Normalità e società
Spicchi di felicità
Per apprezzare la “normalità” sociale si deve provare l’anormalità… Serve una pietra di paragone. Insomma, per farla breve, trascorrere dalla sofferenza alla gioia. Cosa vogliamo dire in concreto? Che, ad esempio, il
Novecento ci ha regalato tra il 1914 e il 1945 un non breve periodo di anormalità. Invece, il primo quindicennio del Ventesimo Secolo brilla per la
sua normalità. Come possono essere definiti tali gli otto lustri (grosso modo, 1948-1991)
seguiti alla Seconda Guerra Mondiale. Meno normale, per contro,
il primo quindicennio del Ventunesimo Secolo, apertosi con l’abbattimento
terroristico delle Torri
Gemelle: quindicennio, questo sì, lungo, perché iniziato con la
Prima Guerra del Golfo...
Quindi normalità pace, anormalità guerra? Non
proprio, perché i periodi “normali”, appena ricordati, da molti storici sono
giudicati di “preparazione” alla guerra, e quindi non del tutto normali. Eppure le persone - come del resto negli anni Venti-Trenta - si divertivano, amavano, lavoravano, si
sposavano, pianificavano il futuro. Tutto
appariva loro normale. Dove era e dov'è,
allora, il punto discrimine tra normalità e anormalità
sociale? Forse, non esiste. Certo, esistono dati statistici che indicano, per il Novecento, un
costante miglioramento della "quantità-qualità" di vita. Dati però non
condivisi da tutti, di regola, interpretati dai diversi attori attraverso le lenti dell’ideologia: alla
maggiore durata della vita in Occidente, si oppone, la minore durata nel resto del mondo; ai progressi nelle tutele del lavoro in Occidente, si oppongono le pessime condizioni in cui
versano i lavoratori di altri continenti. E così via.
Allora va tutto male? O tutto bene? La normalità sociale esiste o
non esiste? Diciamo, semplificando, che non si può essere tutti felici (nei
termini di alcuni indicatori
ricordati) nello stesso momento. Perciò mentre alcuni sguazzano nella
normalità altri affogano nell’anormalità…

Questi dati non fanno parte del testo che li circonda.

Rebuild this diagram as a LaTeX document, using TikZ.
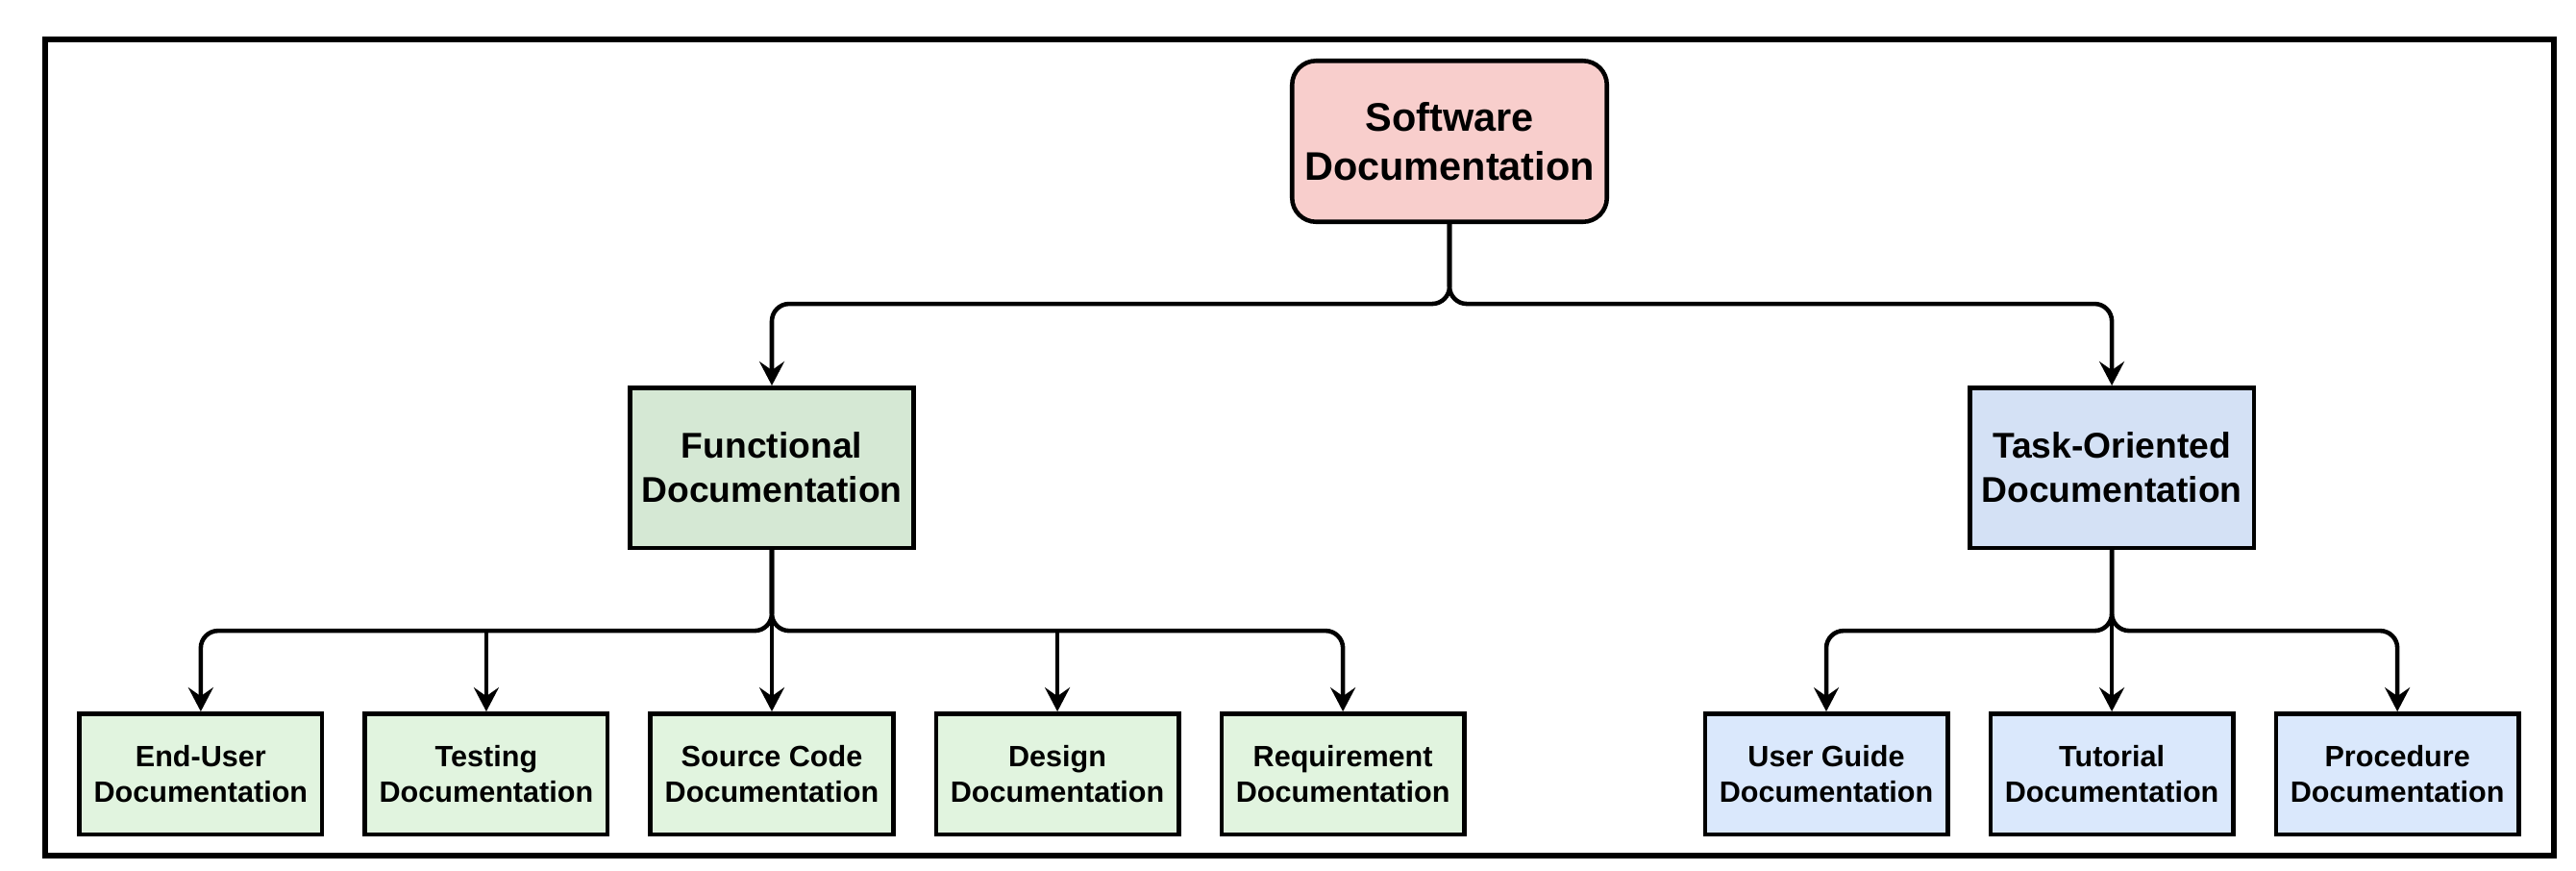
\documentclass[tikz,border=0pt]{standalone}
\usepackage{fontspec}
\setmainfont{Liberation Sans}
\usetikzlibrary{shapes,arrows.meta,positioning}

\definecolor{rootred}{HTML}{F8CECC}
\definecolor{funcgreen}{HTML}{D5E8D4}
\definecolor{taskblue}{HTML}{D4E1F5}
\definecolor{leafgreen}{HTML}{E1F4DF}
\definecolor{leafblue}{HTML}{DAE8FC}

\begin{document}
\begin{tikzpicture}
            % Estilos
            \tikzstyle{root}=[draw, rectangle, rounded corners=0.25cm, line width=1.3pt, fill=rootred, minimum width=3.275cm, minimum height=1.675cm, align=center, inner sep=0pt, font=\bfseries\fontsize{11.8}{14.7}\selectfont]
            \tikzstyle{category}=[draw, rectangle, line width=1.3pt, minimum width=2.955cm, minimum height=1.665cm, align=center, inner sep=0pt, font=\bfseries\fontsize{10.6}{13.1}\selectfont]
            \tikzstyle{leaf}=[draw, rectangle, line width=1.3pt, minimum width=2.525cm, minimum height=1.255cm, align=center, inner sep=0pt, font=\bfseries\fontsize{8.7}{10.7}\selectfont]
            \tikzstyle{arrow}=[-{Stealth[length=0.25cm, width=0.26cm, inset=0.09cm]}, line width=1.3pt, rounded corners=0.18cm]

            \useasboundingbox (0,0) rectangle (26.8,-9.05);
            \draw[line width=1.7pt] (0.47,-0.41) rectangle (26.57,-8.90);

            % Nodos
            \node[root] (software) at (15.08,-1.47) {Software\\Documentation};
            \node[category, fill=funcgreen, below=1.68cm of software, xshift=-7.05cm] (functional) {Functional\\Documentation};
            \node[category, fill=taskblue, right=10.94cm of functional] (task) {Task-Oriented\\Documentation};

            \node[leaf, fill=leafgreen, below=1.68cm of functional] (sourcecode) {Source Code\\Documentation};
            \node[leaf, fill=leafgreen, left=0.4cm of sourcecode] (testing) {Testing\\Documentation};
            \node[leaf, fill=leafgreen, left=0.4cm of testing] (enduser) {End-User\\Documentation};
            \node[leaf, fill=leafgreen, right=0.4cm of sourcecode] (design) {Design\\Documentation};
            \node[leaf, fill=leafgreen, right=0.4cm of design] (requirement) {Requirement\\Documentation};

            \node[leaf, fill=leafblue, below=1.68cm of task] (tutorial) {Tutorial\\Documentation};
            \node[leaf, fill=leafblue, left=0.4cm of tutorial] (userguide) {User Guide\\Documentation};
            \node[leaf, fill=leafblue, right=0.4cm of tutorial] (procedure) {Procedure\\Documentation};

            \coordinate (funcbus) at ([yshift=-0.84cm]functional.south);

            % Flechas
            \draw[arrow] (software.south) -- ++(0,-0.83) -| (functional.north);
            \draw[arrow] (software.south) -- ++(0,-0.83) -| (task.north);
            \foreach \doc in {enduser, requirement}
                \draw[arrow] (functional.south) -- (funcbus) -| (\doc.north);
            \foreach \doc in {testing, design}
                \draw[arrow] (funcbus -| \doc.north) -- (\doc.north);
            \draw[arrow] (functional.south) -- (sourcecode.north);
            \foreach \doc in {userguide, procedure}
                \draw[arrow] (task.south) -- ++(0,-0.84) -| (\doc.north);
            \draw[arrow] (task.south) -- (tutorial.north);
      \end{tikzpicture}
\end{document}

C’est la vie.. Il che spiega i buchi
neri dell’insoddisfazione di alcuni e della soddisfazione di altri. Qui però si apre un problema etico. Perché, come si sostiene, la nostra normalità dipenderebbe
dall’anormalità di altri: un fatto increscioso da modificare subito redistribuendo la ricchezza, come si diceva un tempo, dal Nord ricco al Sud povero. Anche qui però le strade si dividono. Perché,
secondo i sostenitori del capitalismo, il mercato alla lunga, redistribuirà
secondo il merito (economico), favorendo
gradualmente l’elevamento sociale di tutti (Nord e Sud), pur a livelli diversi; per altri invece, gli anticapitalisti, il mercato potrà solo accrescere le
diseguaglianze (economiche, interne ed esterne), di qui la necessità, per evitare che pochi divengano sempre più ricchi e molti sempre più
poveri, di correggerlo radicalmente o abolirlo del
tutto.
Chi ha ragione? Dipende. Da che
cosa? Non tanto dall’ idea di normalità (pro o anti
capitalista) che eventualmente si condivida. Allora? Dall’accettazione o meno, ripetiamo, di una semplice verità, in fondo di senso comune (basta guardarsi
intorno), che non si potrà mai essere felici tutti insieme
nello stesso momento. La felicità è
sempre a spicchi. Spicchi temporali. Se
qualcuno ride, qualcun altro piange. Non
si potrà mai ridere o piangere a comando: per così dire, piaccia o meno, esiste la mano invisibile del tormento e della gioia. Il pianto però, come si diceva all'inizio, ci fa capire il valore del riso. O almeno dovrebbe.